Identify and reproduce every line holding the string "this".

[Begin MATERIAL SUPPLIED]

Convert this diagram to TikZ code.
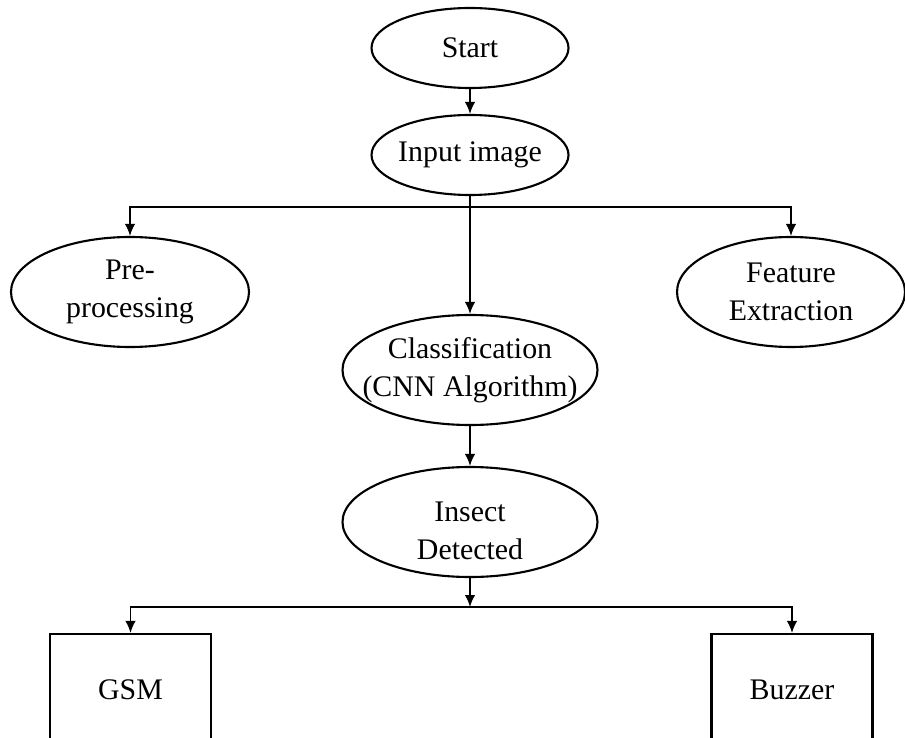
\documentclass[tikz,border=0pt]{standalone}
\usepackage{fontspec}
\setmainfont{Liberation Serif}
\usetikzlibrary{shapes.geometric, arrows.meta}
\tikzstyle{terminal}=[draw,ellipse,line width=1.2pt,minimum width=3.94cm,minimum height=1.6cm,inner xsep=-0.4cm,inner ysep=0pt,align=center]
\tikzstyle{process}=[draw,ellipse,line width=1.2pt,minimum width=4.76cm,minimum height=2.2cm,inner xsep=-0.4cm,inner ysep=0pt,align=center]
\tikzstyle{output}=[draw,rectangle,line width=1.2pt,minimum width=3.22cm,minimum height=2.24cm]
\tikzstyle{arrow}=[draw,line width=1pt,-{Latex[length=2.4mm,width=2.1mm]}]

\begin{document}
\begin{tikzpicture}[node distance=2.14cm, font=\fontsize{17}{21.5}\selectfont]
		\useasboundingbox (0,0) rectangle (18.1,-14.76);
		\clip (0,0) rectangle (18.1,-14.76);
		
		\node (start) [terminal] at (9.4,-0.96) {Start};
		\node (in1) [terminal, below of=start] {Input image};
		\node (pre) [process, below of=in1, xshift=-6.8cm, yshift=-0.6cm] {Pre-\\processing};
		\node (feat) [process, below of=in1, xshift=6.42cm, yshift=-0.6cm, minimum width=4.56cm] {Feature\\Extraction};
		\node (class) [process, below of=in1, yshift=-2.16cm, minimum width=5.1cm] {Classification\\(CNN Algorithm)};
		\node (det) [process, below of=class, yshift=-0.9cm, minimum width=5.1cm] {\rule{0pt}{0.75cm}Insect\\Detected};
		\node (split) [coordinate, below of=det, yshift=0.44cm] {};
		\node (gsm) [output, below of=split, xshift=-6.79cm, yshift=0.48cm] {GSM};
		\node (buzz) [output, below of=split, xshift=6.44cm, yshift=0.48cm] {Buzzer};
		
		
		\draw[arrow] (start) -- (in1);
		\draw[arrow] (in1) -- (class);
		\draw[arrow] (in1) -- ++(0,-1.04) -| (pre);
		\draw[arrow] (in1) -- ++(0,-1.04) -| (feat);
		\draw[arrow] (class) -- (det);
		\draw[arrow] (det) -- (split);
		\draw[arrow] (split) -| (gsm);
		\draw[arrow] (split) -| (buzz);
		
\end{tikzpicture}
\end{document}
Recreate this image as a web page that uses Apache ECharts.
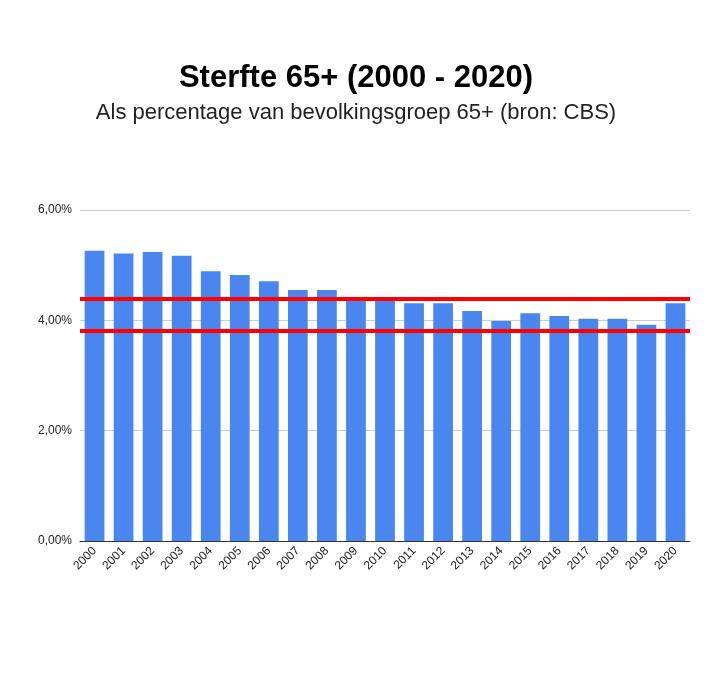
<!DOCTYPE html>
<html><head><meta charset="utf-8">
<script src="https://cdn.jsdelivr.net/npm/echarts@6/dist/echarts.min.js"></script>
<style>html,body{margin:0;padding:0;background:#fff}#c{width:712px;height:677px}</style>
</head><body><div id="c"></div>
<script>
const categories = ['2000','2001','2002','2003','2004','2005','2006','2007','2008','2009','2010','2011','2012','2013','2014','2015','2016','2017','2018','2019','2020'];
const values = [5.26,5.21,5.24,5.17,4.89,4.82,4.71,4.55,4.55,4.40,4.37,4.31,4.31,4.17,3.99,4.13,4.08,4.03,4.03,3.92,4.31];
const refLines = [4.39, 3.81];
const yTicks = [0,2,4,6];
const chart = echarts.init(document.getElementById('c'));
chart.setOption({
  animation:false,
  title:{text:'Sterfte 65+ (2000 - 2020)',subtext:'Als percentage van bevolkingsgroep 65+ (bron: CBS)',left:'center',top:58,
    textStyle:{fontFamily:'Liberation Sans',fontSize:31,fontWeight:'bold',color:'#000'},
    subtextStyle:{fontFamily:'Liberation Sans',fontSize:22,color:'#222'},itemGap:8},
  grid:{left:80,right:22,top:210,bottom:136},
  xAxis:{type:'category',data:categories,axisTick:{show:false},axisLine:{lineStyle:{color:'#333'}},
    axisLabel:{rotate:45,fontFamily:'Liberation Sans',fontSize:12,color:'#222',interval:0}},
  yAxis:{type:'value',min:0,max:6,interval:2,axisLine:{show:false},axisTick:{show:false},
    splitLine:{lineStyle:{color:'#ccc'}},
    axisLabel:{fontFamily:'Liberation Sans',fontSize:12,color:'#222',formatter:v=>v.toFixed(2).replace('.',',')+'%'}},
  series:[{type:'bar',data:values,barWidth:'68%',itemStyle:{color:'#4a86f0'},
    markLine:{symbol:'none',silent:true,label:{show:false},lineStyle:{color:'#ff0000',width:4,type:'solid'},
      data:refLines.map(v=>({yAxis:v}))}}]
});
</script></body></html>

[End MATERIAL SUPPLIED]

> FINAL RESULT:
Convert this diagram to TikZ code.
Recreate this image as a web page that uses Apache ECharts.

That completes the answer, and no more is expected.